Selain prediksi yang dihasilkan Bayesian neural network berupa fungsi kepadatan probabilitas, setiap bobot, bias, atau parameter-parameter yang ada di neural network juga dimodelkan dengan fungsi kepadatan probabilitas.

samples = mcmc.get_samples()

weight_layer5_samples = []
bias_layer3_samples = []

for i in range(np.shape(samples["layers.5.weight"])[0]):
  weight_layer5_samples.append(samples["layers.5.weight"][i][0][0].numpy())
  bias_layer3_samples.append(samples["3.bias"][i][5].numpy())

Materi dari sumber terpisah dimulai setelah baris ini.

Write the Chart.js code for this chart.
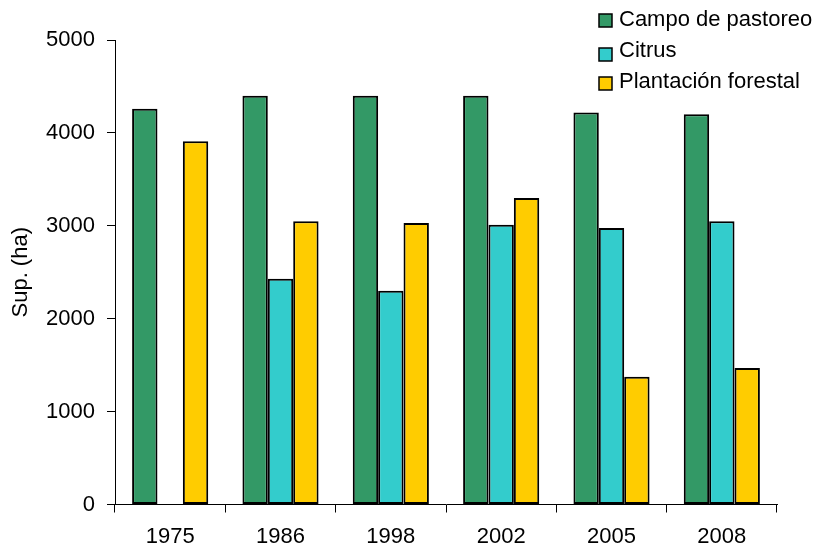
<!DOCTYPE html>
<html>
<head>
<meta charset="utf-8">
<script src="https://cdn.jsdelivr.net/npm/chart.js@4/dist/chart.umd.min.js"></script>
<style>
    html, body { margin: 0; padding: 0; background: #fff; }
    #chart { display: block; }
</style>
</head>
<body>
<canvas id="chart" width="819" height="549"></canvas>
<script>
const years = ['1975', '1986', '1998', '2002', '2005', '2008'];
const campo = [4260, 4400, 4400, 4400, 4220, 4200];
const citrus = [0, 2430, 2300, 3010, 2975, 3050];
const plantacion = [3910, 3050, 3030, 3300, 1375, 1470];
const yTicks = [0, 1000, 2000, 3000, 4000, 5000];

const font = { family: '"Liberation Sans", Arial, sans-serif', size: 22 };

// legend drawn by hand up in the top right corner, over the plot
const legendPlugin = {
    id: 'cornerLegend',
    afterDraw(chart) {
        const ctx = chart.ctx;
        const rows = [
            { box: 21, text: 20 },
            { box: 55, text: 51 },
            { box: 84, text: 82 }
        ];
        ctx.save();
        ctx.font = font.size + 'px ' + font.family;
        ctx.textBaseline = 'middle';
        ctx.textAlign = 'left';
        chart.data.datasets.forEach(function (ds, i) {
            const r = rows[i];
            ctx.fillStyle = ds.backgroundColor;
            ctx.fillRect(599, r.box - 7, 13, 13);
            ctx.lineWidth = 1.5;
            ctx.strokeStyle = '#000';
            ctx.strokeRect(599, r.box - 7, 13, 13);
            ctx.fillStyle = '#000';
            ctx.fillText(ds.label, 619, r.text);
        });
        ctx.restore();
    }
};

new Chart(document.getElementById('chart'), {
    type: 'bar',
    data: {
        labels: years,
        datasets: [
            { label: 'Campo de pastoreo', data: campo, backgroundColor: '#339966' },
            { label: 'Citrus', data: citrus, backgroundColor: '#33CCCC' },
            { label: 'Plantación forestal', data: plantacion, backgroundColor: '#FFCC00' }
        ]
    },
    options: {
        responsive: false,
        animation: false,
        layout: { padding: { top: 40, right: 42, left: 0, bottom: 0 } },
        datasets: {
            bar: {
                borderColor: '#000',
                borderWidth: 2,
                borderSkipped: false,
                categoryPercentage: 0.69,
                barPercentage: 1
            }
        },
        plugins: {
            legend: { display: false },
            tooltip: { enabled: false }
        },
        scales: {
            x: {
                grid: {
                    offset: true,
                    drawOnChartArea: false,
                    drawTicks: true,
                    tickLength: 8,
                    color: '#000'
                },
                border: { display: true, color: '#000', width: 1 },
                ticks: { color: '#000', font: font, padding: 11, maxRotation: 0 },
                afterFit(scale) { scale.height = 44.5; }
            },
            y: {
                min: 0,
                max: 5000,
                afterBuildTicks(scale) {
                    scale.ticks = yTicks.map(function (v) { return { value: v }; });
                },
                grid: {
                    drawOnChartArea: false,
                    drawTicks: true,
                    tickLength: 8,
                    color: '#000'
                },
                border: { display: true, color: '#000', width: 1 },
                ticks: {
                    color: '#000',
                    font: font,
                    padding: 12,
                    callback: function (v) { return String(v); }
                },
                title: {
                    display: true,
                    text: 'Sup. (ha)',
                    color: '#000',
                    font: font,
                    padding: { top: 8, bottom: 0 }
                },
                afterFit(scale) { scale.width = 115; }
            }
        }
    },
    plugins: [legendPlugin]
});
</script>
</body>
</html>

fig, axs = plt.subplots(1, 2, figsize=(15, 6))
sns.kdeplot(np.reshape(weight_layer5_samples, (-1)), ax=axs[0])
sns.kdeplot(np.reshape(bias_layer3_samples, (-1)), ax=axs[1])
axs[0].title.set_text('Fungsi Kepadatan Probabilitas Bobot Layer ke 5, neuron ke 1')
axs[1].title.set_text('Fungsi Kepadatan Probabilitas Bias Layer ke 3, neuron ke 6')

png

Seperti yang telah ditunjukkan, kelebihan Bayesian neural network ada pada kemampuannya untuk mengestimasi bobot jaringan menggunakan fungsi kepadatan probabilitas. Hal ini memungkinkan pengguna untuk merancang sebuah model dan melihat efek satu neuron terhadap neuron lain sehingga mengurangi sifat black box pada neural network. Bidang ini disebut explainable machine learning.

Masih banyak yang perlu dikembangkan dalam Bayesian neural network. Salah satu alasan belum digunakannya Bayesian neural network secara luas adalah waktu yang digunakan untuk melatih model relatif lebih lama dibanding neural network biasa. Riset mengenai algoritma pengestimasi untuk mengurangi waktu latih menjadi potensi yang menggiurkan.

Regardless, poin utama pengunaan Bayesian neural network adalah: alih-alih mengestimasi suatu variabel atau parameter menjadi satu nilai estimasi, Bayesian nerual network menghasilkan fungsi kepadatan untuk setiap variabel atau parameter. Hal ini memungkinkan pembuatan model yang memperhitungkan ketidakpastian model.